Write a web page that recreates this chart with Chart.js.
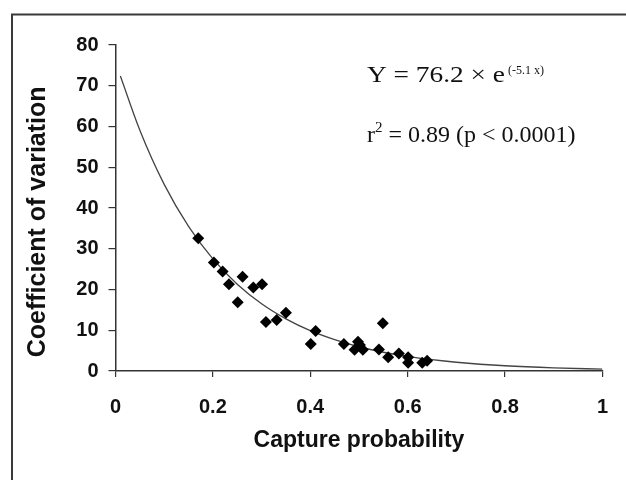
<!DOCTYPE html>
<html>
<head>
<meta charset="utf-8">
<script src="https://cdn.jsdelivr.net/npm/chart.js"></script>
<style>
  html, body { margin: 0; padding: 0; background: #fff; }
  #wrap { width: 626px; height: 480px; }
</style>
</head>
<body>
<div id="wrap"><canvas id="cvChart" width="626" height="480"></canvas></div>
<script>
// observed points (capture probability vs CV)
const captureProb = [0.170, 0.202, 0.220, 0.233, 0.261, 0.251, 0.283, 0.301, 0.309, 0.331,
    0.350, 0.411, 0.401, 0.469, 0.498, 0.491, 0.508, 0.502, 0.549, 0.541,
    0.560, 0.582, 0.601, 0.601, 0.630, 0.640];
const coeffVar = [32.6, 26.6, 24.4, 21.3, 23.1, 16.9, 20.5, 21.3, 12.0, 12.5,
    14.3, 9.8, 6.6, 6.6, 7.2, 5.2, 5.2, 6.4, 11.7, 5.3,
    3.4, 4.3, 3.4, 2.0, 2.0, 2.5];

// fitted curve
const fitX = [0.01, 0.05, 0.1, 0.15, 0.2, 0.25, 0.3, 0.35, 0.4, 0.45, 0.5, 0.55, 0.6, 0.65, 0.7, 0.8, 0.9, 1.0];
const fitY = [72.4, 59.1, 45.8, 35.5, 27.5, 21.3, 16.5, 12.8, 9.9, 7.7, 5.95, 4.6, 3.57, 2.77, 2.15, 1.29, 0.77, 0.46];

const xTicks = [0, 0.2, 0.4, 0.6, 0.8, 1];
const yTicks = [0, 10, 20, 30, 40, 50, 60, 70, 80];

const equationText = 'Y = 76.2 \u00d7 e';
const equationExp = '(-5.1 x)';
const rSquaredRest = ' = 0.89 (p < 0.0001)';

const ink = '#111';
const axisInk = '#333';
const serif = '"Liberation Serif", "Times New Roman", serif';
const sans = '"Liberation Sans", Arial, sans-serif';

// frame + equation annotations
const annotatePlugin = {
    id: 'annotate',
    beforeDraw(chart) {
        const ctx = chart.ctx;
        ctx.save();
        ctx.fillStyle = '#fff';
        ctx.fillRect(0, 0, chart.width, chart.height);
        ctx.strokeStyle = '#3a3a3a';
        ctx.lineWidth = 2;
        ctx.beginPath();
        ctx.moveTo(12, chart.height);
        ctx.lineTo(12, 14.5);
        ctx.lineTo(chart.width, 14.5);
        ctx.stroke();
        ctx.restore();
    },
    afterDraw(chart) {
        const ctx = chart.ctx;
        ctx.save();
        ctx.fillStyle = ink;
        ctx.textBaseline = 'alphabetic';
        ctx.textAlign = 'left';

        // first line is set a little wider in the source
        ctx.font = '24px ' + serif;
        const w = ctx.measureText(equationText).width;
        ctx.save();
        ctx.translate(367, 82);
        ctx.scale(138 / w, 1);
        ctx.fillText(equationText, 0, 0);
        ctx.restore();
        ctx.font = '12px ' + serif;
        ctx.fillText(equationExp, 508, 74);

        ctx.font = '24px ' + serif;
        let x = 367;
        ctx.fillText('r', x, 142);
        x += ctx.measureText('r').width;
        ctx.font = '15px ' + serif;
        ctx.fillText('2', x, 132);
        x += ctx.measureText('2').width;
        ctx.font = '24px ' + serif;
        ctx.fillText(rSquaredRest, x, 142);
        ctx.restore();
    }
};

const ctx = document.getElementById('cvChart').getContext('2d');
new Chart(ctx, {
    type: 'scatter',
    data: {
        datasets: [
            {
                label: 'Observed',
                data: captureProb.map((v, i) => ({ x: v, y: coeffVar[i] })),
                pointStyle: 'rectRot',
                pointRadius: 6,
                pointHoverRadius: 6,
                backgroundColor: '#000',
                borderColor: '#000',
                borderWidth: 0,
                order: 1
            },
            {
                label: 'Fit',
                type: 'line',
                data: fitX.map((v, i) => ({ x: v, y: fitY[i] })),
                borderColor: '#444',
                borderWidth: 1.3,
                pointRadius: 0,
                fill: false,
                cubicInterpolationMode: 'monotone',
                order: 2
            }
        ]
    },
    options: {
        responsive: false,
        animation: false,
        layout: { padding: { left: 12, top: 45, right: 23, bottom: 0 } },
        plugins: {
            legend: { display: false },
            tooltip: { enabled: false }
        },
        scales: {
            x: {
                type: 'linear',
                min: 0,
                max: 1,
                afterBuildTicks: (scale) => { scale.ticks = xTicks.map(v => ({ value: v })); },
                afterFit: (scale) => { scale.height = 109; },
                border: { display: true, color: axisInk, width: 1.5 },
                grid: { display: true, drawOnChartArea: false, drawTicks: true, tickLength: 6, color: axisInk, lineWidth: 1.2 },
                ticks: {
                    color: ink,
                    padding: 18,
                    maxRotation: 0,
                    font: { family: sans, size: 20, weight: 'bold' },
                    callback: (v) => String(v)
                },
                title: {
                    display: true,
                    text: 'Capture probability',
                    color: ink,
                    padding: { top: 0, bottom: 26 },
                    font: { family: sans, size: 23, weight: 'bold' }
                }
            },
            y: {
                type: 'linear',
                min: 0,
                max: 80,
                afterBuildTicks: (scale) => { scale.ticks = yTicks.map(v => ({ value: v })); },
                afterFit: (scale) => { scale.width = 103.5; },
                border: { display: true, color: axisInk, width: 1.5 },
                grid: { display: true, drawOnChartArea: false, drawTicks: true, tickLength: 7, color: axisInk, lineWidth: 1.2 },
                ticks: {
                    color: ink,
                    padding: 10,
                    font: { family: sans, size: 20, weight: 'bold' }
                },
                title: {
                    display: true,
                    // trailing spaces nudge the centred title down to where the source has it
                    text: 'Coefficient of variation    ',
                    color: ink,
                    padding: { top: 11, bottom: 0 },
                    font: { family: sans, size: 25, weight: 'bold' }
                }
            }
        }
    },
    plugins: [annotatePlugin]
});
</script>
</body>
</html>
────────────────────
Return the material exactly as given, apart from the pictures.

Write a web page that recreates this chart with Chart.js.
<!DOCTYPE html>
<html>
<head>
<meta charset="utf-8">
<script src="https://cdn.jsdelivr.net/npm/chart.js"></script>
<style>
  html, body { margin: 0; padding: 0; background: #fff; }
  #wrap { width: 626px; height: 480px; }
</style>
</head>
<body>
<div id="wrap"><canvas id="cvChart" width="626" height="480"></canvas></div>
<script>
// observed points (capture probability vs CV)
const captureProb = [0.170, 0.202, 0.220, 0.233, 0.261, 0.251, 0.283, 0.301, 0.309, 0.331,
    0.350, 0.411, 0.401, 0.469, 0.498, 0.491, 0.508, 0.502, 0.549, 0.541,
    0.560, 0.582, 0.601, 0.601, 0.630, 0.640];
const coeffVar = [32.6, 26.6, 24.4, 21.3, 23.1, 16.9, 20.5, 21.3, 12.0, 12.5,
    14.3, 9.8, 6.6, 6.6, 7.2, 5.2, 5.2, 6.4, 11.7, 5.3,
    3.4, 4.3, 3.4, 2.0, 2.0, 2.5];

// fitted curve
const fitX = [0.01, 0.05, 0.1, 0.15, 0.2, 0.25, 0.3, 0.35, 0.4, 0.45, 0.5, 0.55, 0.6, 0.65, 0.7, 0.8, 0.9, 1.0];
const fitY = [72.4, 59.1, 45.8, 35.5, 27.5, 21.3, 16.5, 12.8, 9.9, 7.7, 5.95, 4.6, 3.57, 2.77, 2.15, 1.29, 0.77, 0.46];

const xTicks = [0, 0.2, 0.4, 0.6, 0.8, 1];
const yTicks = [0, 10, 20, 30, 40, 50, 60, 70, 80];

const equationText = 'Y = 76.2 \u00d7 e';
const equationExp = '(-5.1 x)';
const rSquaredRest = ' = 0.89 (p < 0.0001)';

const ink = '#111';
const axisInk = '#333';
const serif = '"Liberation Serif", "Times New Roman", serif';
const sans = '"Liberation Sans", Arial, sans-serif';

// frame + equation annotations
const annotatePlugin = {
    id: 'annotate',
    beforeDraw(chart) {
        const ctx = chart.ctx;
        ctx.save();
        ctx.fillStyle = '#fff';
        ctx.fillRect(0, 0, chart.width, chart.height);
        ctx.strokeStyle = '#3a3a3a';
        ctx.lineWidth = 2;
        ctx.beginPath();
        ctx.moveTo(12, chart.height);
        ctx.lineTo(12, 14.5);
        ctx.lineTo(chart.width, 14.5);
        ctx.stroke();
        ctx.restore();
    },
    afterDraw(chart) {
        const ctx = chart.ctx;
        ctx.save();
        ctx.fillStyle = ink;
        ctx.textBaseline = 'alphabetic';
        ctx.textAlign = 'left';

        // first line is set a little wider in the source
        ctx.font = '24px ' + serif;
        const w = ctx.measureText(equationText).width;
        ctx.save();
        ctx.translate(367, 82);
        ctx.scale(138 / w, 1);
        ctx.fillText(equationText, 0, 0);
        ctx.restore();
        ctx.font = '12px ' + serif;
        ctx.fillText(equationExp, 508, 74);

        ctx.font = '24px ' + serif;
        let x = 367;
        ctx.fillText('r', x, 142);
        x += ctx.measureText('r').width;
        ctx.font = '15px ' + serif;
        ctx.fillText('2', x, 132);
        x += ctx.measureText('2').width;
        ctx.font = '24px ' + serif;
        ctx.fillText(rSquaredRest, x, 142);
        ctx.restore();
    }
};

const ctx = document.getElementById('cvChart').getContext('2d');
new Chart(ctx, {
    type: 'scatter',
    data: {
        datasets: [
            {
                label: 'Observed',
                data: captureProb.map((v, i) => ({ x: v, y: coeffVar[i] })),
                pointStyle: 'rectRot',
                pointRadius: 6,
                pointHoverRadius: 6,
                backgroundColor: '#000',
                borderColor: '#000',
                borderWidth: 0,
                order: 1
            },
            {
                label: 'Fit',
                type: 'line',
                data: fitX.map((v, i) => ({ x: v, y: fitY[i] })),
                borderColor: '#444',
                borderWidth: 1.3,
                pointRadius: 0,
                fill: false,
                cubicInterpolationMode: 'monotone',
                order: 2
            }
        ]
    },
    options: {
        responsive: false,
        animation: false,
        layout: { padding: { left: 12, top: 45, right: 23, bottom: 0 } },
        plugins: {
            legend: { display: false },
            tooltip: { enabled: false }
        },
        scales: {
            x: {
                type: 'linear',
                min: 0,
                max: 1,
                afterBuildTicks: (scale) => { scale.ticks = xTicks.map(v => ({ value: v })); },
                afterFit: (scale) => { scale.height = 109; },
                border: { display: true, color: axisInk, width: 1.5 },
                grid: { display: true, drawOnChartArea: false, drawTicks: true, tickLength: 6, color: axisInk, lineWidth: 1.2 },
                ticks: {
                    color: ink,
                    padding: 18,
                    maxRotation: 0,
                    font: { family: sans, size: 20, weight: 'bold' },
                    callback: (v) => String(v)
                },
                title: {
                    display: true,
                    text: 'Capture probability',
                    color: ink,
                    padding: { top: 0, bottom: 26 },
                    font: { family: sans, size: 23, weight: 'bold' }
                }
            },
            y: {
                type: 'linear',
                min: 0,
                max: 80,
                afterBuildTicks: (scale) => { scale.ticks = yTicks.map(v => ({ value: v })); },
                afterFit: (scale) => { scale.width = 103.5; },
                border: { display: true, color: axisInk, width: 1.5 },
                grid: { display: true, drawOnChartArea: false, drawTicks: true, tickLength: 7, color: axisInk, lineWidth: 1.2 },
                ticks: {
                    color: ink,
                    padding: 10,
                    font: { family: sans, size: 20, weight: 'bold' }
                },
                title: {
                    display: true,
                    // trailing spaces nudge the centred title down to where the source has it
                    text: 'Coefficient of variation    ',
                    color: ink,
                    padding: { top: 11, bottom: 0 },
                    font: { family: sans, size: 25, weight: 'bold' }
                }
            }
        }
    },
    plugins: [annotatePlugin]
});
</script>
</body>
</html>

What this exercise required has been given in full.